Maradona no more of a cheat than ‘hard men’

June 12, 2010


Diego Maradona’s appeal for fair play has had certain sections of the British media sniggering like naughty school boys.

They find it amusing that, 24 years on, the man who scored the so-called “Hand of God” goal at the 1986 World Cup and is now coach of Argentina could himself make such a request. One television reporter from a well-known cable channel openly labelled Maradona a cheat.

These people need to have another look at what happened not only at the 1986 World Cup but also throughout most of Maradona’s career.

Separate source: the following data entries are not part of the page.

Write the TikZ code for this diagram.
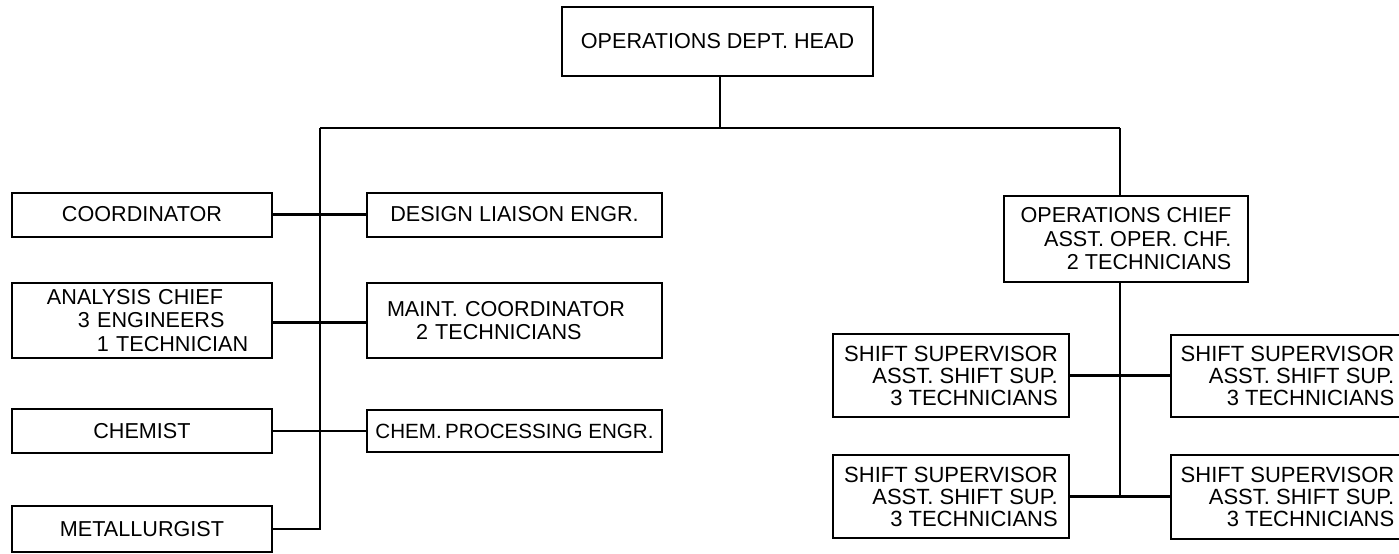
\documentclass[tikz,border=0pt]{standalone}
\usepackage{fontspec}
\setmainfont{Liberation Sans}
\begin{document}
\begin{tikzpicture}[x=0.5pt,y=-0.5pt,
  box/.style={draw, line width=1pt, inner sep=0pt, font=\fontsize{10.8}{11.75}\selectfont},
  shiftbox/.style={box, align=right, font=\fontsize{11}{11}\selectfont},
  conn/.style={line width=1.3pt}]
\clip (0,0) rectangle (1399,553);
\fill[white] (0,0) rectangle (1399,553);
% top
\node[box, minimum width=155.5pt, minimum height=34.5pt] (head) at (717.5,41.5) {OPERATIONS DEPT. HEAD};
% left column
\node[box, minimum width=130pt, minimum height=22pt] (coord) at (142,214.5) {COORDINATOR};
\node[box, minimum width=130pt, minimum height=37.5pt, align=left, text width=110pt, inner xsep=10pt] (analysis) at (142,320.5)
  {\hspace*{7.5pt}\mbox{ANALYSIS CHIEF}\\\hspace*{23pt}\mbox{3 ENGINEERS}\\\hspace*{32.5pt}\mbox{1 TECHNICIAN}};
\node[box, minimum width=130pt, minimum height=22pt] (chemist) at (142,431) {CHEMIST};
\node[box, minimum width=130pt, minimum height=23pt] (metal) at (142,529) {METALLURGIST};
% middle column
\node[box, minimum width=147.5pt, minimum height=22pt] (design) at (514.5,214.5) {DESIGN LIAISON ENGR.};
\node[box, minimum width=147.5pt, minimum height=37.5pt, align=left, text width=127.5pt, inner xsep=10pt] (maint) at (514.5,320.5)
  {\mbox{MAINT. COORDINATOR}\\\hspace*{14.5pt}\mbox{2 TECHNICIANS}};
\node[box, minimum width=147.5pt, minimum height=21pt, font=\fontsize{10.3}{11}\selectfont] (chemproc) at (514.5,431) {CHEM.\,PROCESSING ENGR.};
% right part
\node[box, align=right, minimum width=122pt, minimum height=43pt] (opschief) at (1126,239)
  {OPERATIONS CHIEF\\ASST. OPER. CHF.\\2 TECHNICIANS};
\node[shiftbox, minimum width=118pt, minimum height=41.5pt] (s1) at (951,375.5)
  {SHIFT SUPERVISOR\\ASST. SHIFT SUP.\\3 TECHNICIANS};
\node[shiftbox, minimum width=116.5pt, minimum height=41pt] (s2) at (1287.5,375.5)
  {SHIFT SUPERVISOR\\ASST. SHIFT SUP.\\3 TECHNICIANS};
\node[shiftbox, minimum width=118pt, minimum height=41.5pt] (s3) at (951,496.5)
  {SHIFT SUPERVISOR\\ASST. SHIFT SUP.\\3 TECHNICIANS};
\node[shiftbox, minimum width=116.5pt, minimum height=42pt] (s4) at (1287.5,496.5)
  {SHIFT SUPERVISOR\\ASST. SHIFT SUP.\\3 TECHNICIANS};
% junctions
\coordinate (jl) at (320,128);
\coordinate (jh) at (720,128);
\coordinate (jr) at (1120,128);
% connectors
\draw[conn] (jh |- head.south) -- (jh);
\draw[conn] (jl) -- (jr);
\draw[conn] (jl) -- (jl |- metal.east) -- (metal.east);
\draw[conn] (coord.east) -- (design.west);
\draw[conn] ([yshift=-1pt]analysis.east) -- ([yshift=-1pt]maint.west);
\draw[conn] (chemist.east) -- (chemproc.west);
\draw[conn] (jr) -- (jr |- opschief.north);
\draw[conn] (jr |- opschief.south) -- (jr |- s3.east);
\draw[conn] (s1.east) -- (s2.west);
\draw[conn] (s3.east) -- (s4.west);
\end{tikzpicture}
\end{document}
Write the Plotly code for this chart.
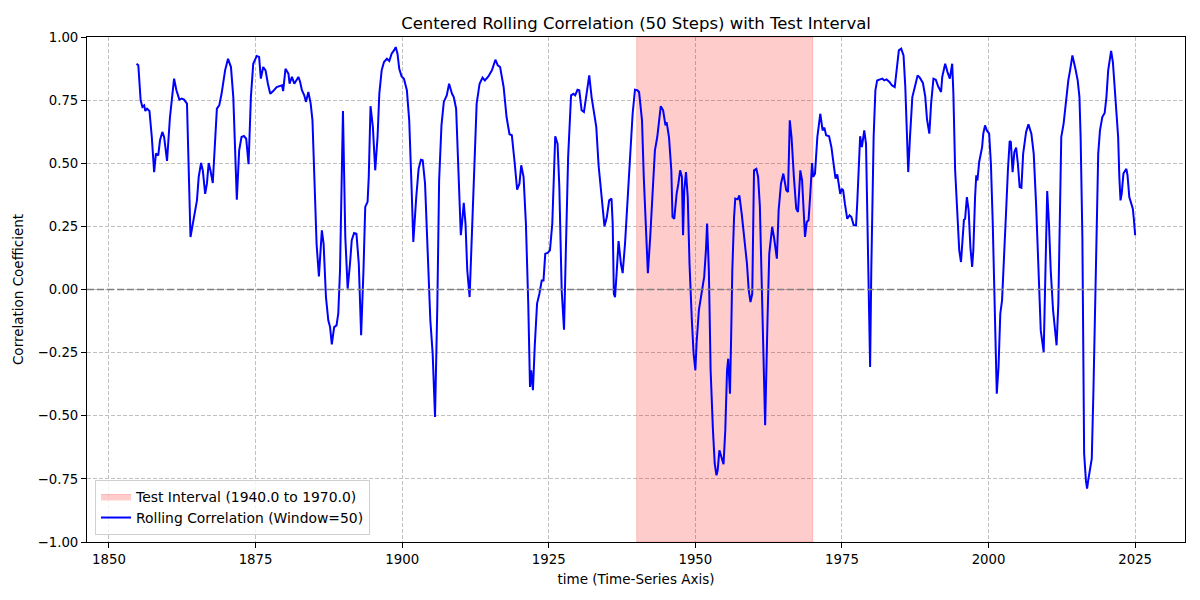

Maradona played before soccer’s authorities decided to clamp down on the tackle from behind. The Argentina captain was repeatedly scythed down, butchered, kicked and elbowed and the perpetrators not only went unpunished but were often labelled “hard men” by the media as if there was some kind of merit to their behaviour.

In the same game in which he allegedly “cheated” England, Maradona received a blatant elbow in the face which went unpunished.

Yet, on one of the rare occasions when Maradona benefitted from bad refeering, there was a massive stink.

Maradona’s fair play appeal was merely an appeal to referees to protect players such as Lionel Messi, Sergio Aguero, Angel di Maria and Carlos Tevez from the unfair punishment their coach suffered throughout his playing career.

“When the fair play ‘slogan’ was introduced in 1990 I was kicked so hard they almost knocked my head off against Cameroon,” Maradona said. “Let there really be fair play, let the referees understand what the words fair play mean.”

There seems nothing unreasonable in those words.

Maradona is no more of a cheat than the players who kicked and fouled him.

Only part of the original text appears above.